Our frailty

Shortly after 9/11, a few of us finally return to the racquetball club for a pre-dawn workout. We pause in the foyer first to watch and listen as a news commentator reads the names and circumstances of some missing and known victims: we all know it is important to regard anything about the attack with seriousness. And we do. Yet in only a few moments, after a few dozen names have been recited, some gym mates wander off to exercise machines or a match. Those of us who remain understand; their choice seems akin to gallows humor. They are not forgetting. But after days submerged in gravity and solemnity, everyone feels the need to surface—to inhale the momentary amnesia of sleep or the waking analgesia of routine.
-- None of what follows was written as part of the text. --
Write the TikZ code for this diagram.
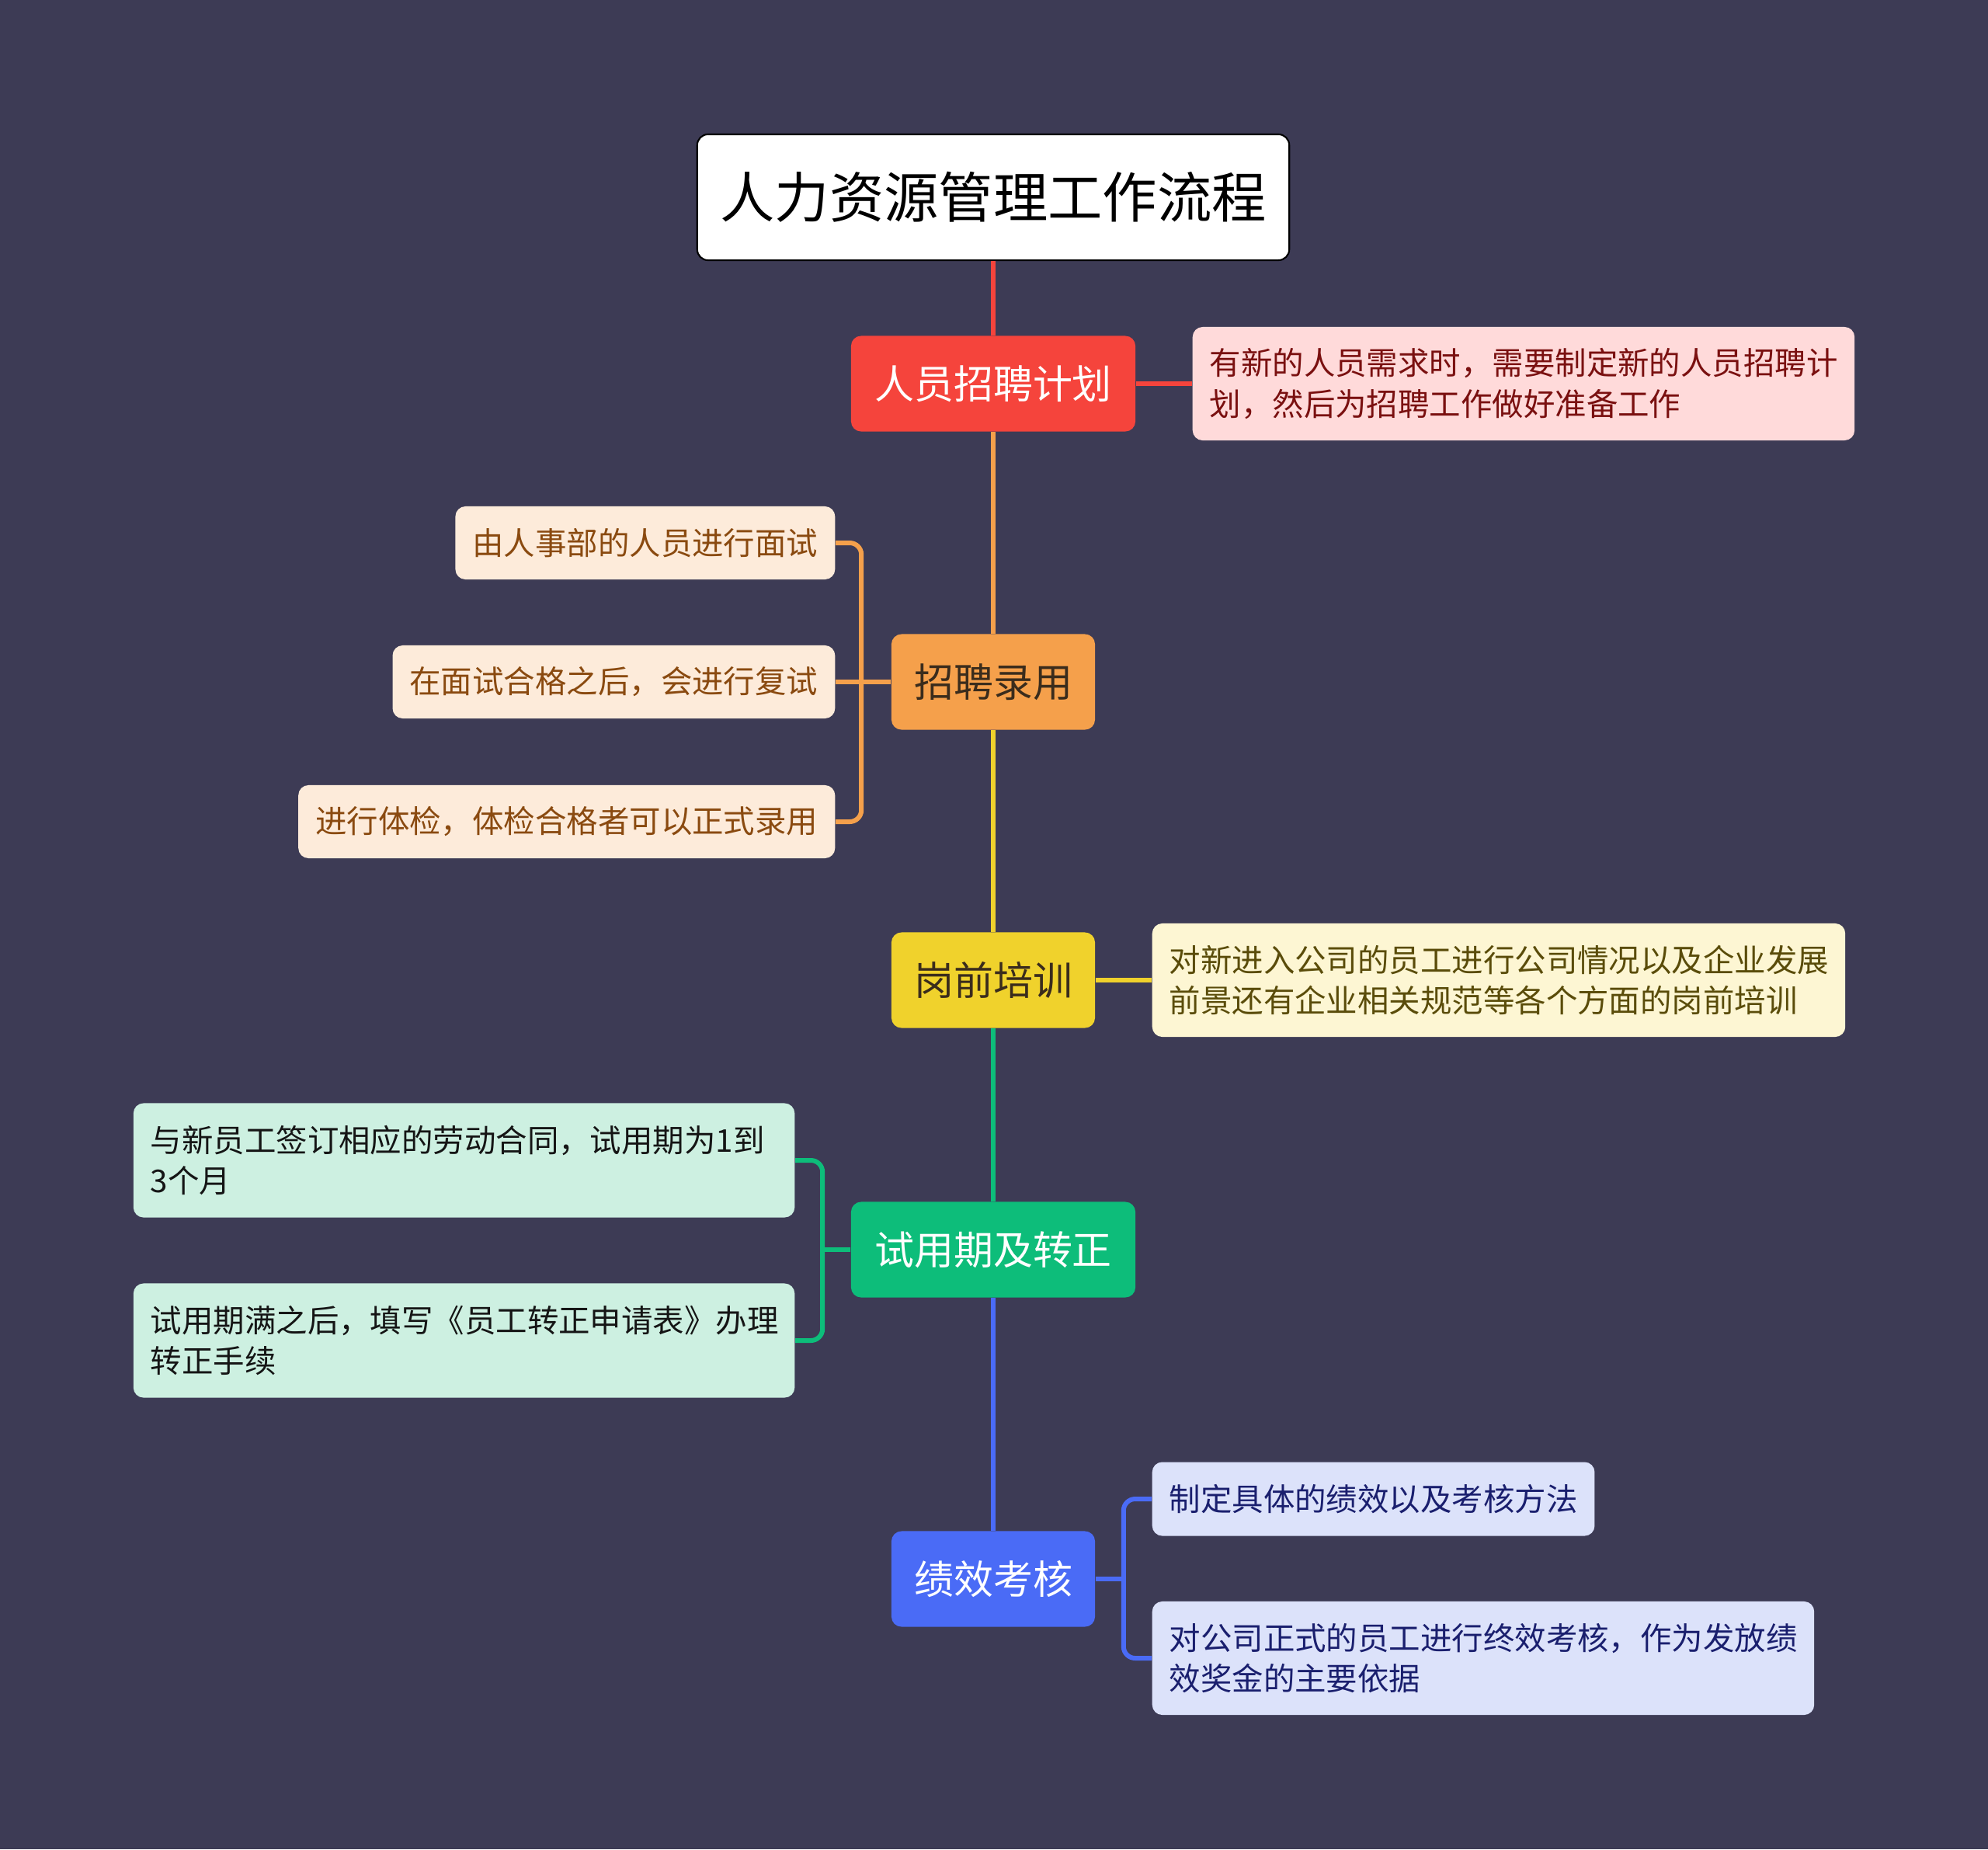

Human solemnity is frail. Without forgetful moments, we drown.

God’s faithfulness

About our every need and failure, God constantly attends, cares, and responds, without fatigue—one reason we regard that God is as important as we are not. Isaiah: “Can a woman forget her nursing child, that she should have no compassion on the son of her womb? Even these may forget, yet I will not forget you. Behold, I have engraved you on the palms of my hands; your walls are continually before me.” The Psalmist: “He will not let your foot be moved; he who keeps you will not slumber. Behold, he who keeps Israel will neither slumber nor sleep.”

Our faith

This week, may the knowledge that God never forgets give us confidence to trust him and faithfulness to serve others.